Clearcuts, on the other hand, typically carry a higher price per acre due to the average size of the trees that are removed. Most landowners prefer to clearcut their timberland when it is in the 26+ age class, since a majority of the trees have reached the higher-value sawtimber category. However, it is important to bear in mind that a clearcut will remove all of the standing timber on a tract of land, which, even in the case of a managed forest in the 26+ age class, will include both pulpwood and chip-n-saw logs. This mixture of harvested timber products will ultimately affect the price per acre.
US South Plantation Pine Values per Acre
Natural Pine Stands
Even without the individual age class data, the harvest information of natural pine stands illustrates similar price per acre ranges as the plantation pine harvest data. There are, however, a couple of considerations to keep in mind when analyzing the natural pine data:
- Naturally-regenerated stands of pine timber often have a higher density of trees than do plantations. During thinnings on natural stands, more material is therefore typically removed, resulting in an increase in volume and price per acre.
- The clearcut price per acre on natural pine stands is slightly higher due to the presence of some hardwood sawtimber that is harvested along with the pine during a clearcut, which carries a higher price than pine in the current market. Older timber stands also typically allow for larger trees, which can affect the total stand volume or the price per tree. The increased timber volumes combined with a mix of hardwood sawtimber will result in a higher price per acre.
US South Natural Pine Values per Acre
As I also noted in the first installment, a trained forester is essential to help determine an accurate amount of merchantable wood—and insight into the local market—that exists on an acre of timberland. Prices for timber products can vary considerably even from county to county in a specific region based on demand.
To assist landowners, foresters and institutional investors in making sure they get market prices for their timber, Forest2Market’s direct market price data and specific harvest volume information provide the most complete and accurate timber pricing service in the southern US. Our timber price database is continually updated and contains comprehensive sales data from actual timber transactions across the entire region.
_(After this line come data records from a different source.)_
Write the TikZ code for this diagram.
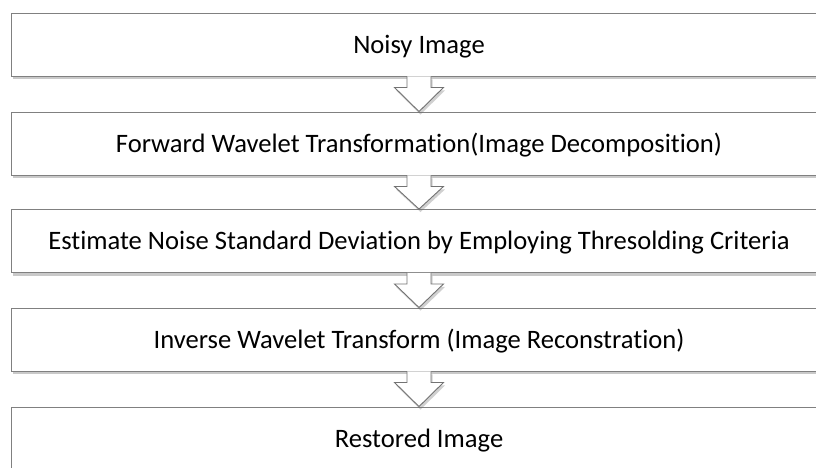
\documentclass[tikz,border=0pt]{standalone}
\usepackage{fontspec}
\setmainfont{Carlito}[Ligatures=NoCommon]
\usetikzlibrary{shadows,calc}
\begin{document}
\begin{tikzpicture}[x=1pt,y=-1pt,
  stepbox/.style={draw=black!50, line width=0.9pt, fill=white, minimum width=816pt, minimum height=63pt,
    inner sep=0pt, text height=17pt, text depth=0pt, font=\fontsize{26.6}{30}\selectfont,
    drop shadow={shadow xshift=1.5pt, shadow yshift=-3pt, opacity=0.35, fill=black!60}},
  blockarrow/.style={draw=black!55, line width=0.9pt, fill=white, line join=miter,
    drop shadow={shadow xshift=1.5pt, shadow yshift=-3pt, opacity=0.3, fill=black!60}}]
\useasboundingbox (0,0) rectangle (816,467);
\clip (0,0) rectangle (816,467);
\fill[white] (0,0) rectangle (816,467);
\node[stepbox] (n1) at (419,44.5) {Noisy Image};
\node[stepbox] (n2) at (419,143.5) {Forward Wavelet Transformation(Image Decomposition)};
\node[stepbox] (n3) at (419,241) {Estimate Noise Standard Deviation by Employing Thresolding Criteria};
\node[stepbox] (n4) at (419,339.5) {Inverse Wavelet Transform (Image Reconstration)};
\node[stepbox] (n5) at (419,438.5) {Restored Image};
\foreach \a/\b in {n1/n2,n2/n3,n3/n4,n4/n5}{
  \draw[blockarrow] ($(\a.south)+(-12,0)$) -- ++(0,11) -- ++(-12.5,0) -- (\b.north)
    -- ($(\a.south)+(24.5,11)$) -- ++(-12.5,0) -- ($(\a.south)+(12,0)$);
}
\end{tikzpicture}
\end{document}
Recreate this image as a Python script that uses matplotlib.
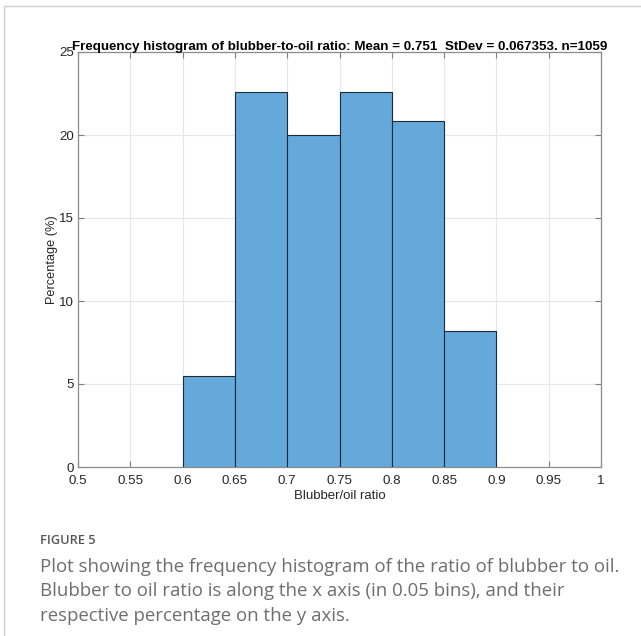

In 2017 alone, more than 25.4 million tons of timber was added to our database representing an added $425 million in timber sales. In total, our database contains more than 300 million tons of timber valued at more than $6 billion.
In the end, the same resources that are required to answer the two most common questions that foresters hear are the two most important resources timberland owners require before selling their timber: a reputable, certified consulting forester who will cruise the timber tract and provide an estimate of timber inventory, and a transaction-based pricing service that provides an accurate view of local market prices by product. Landowners who rely on these resources when selling their timber yield higher returns.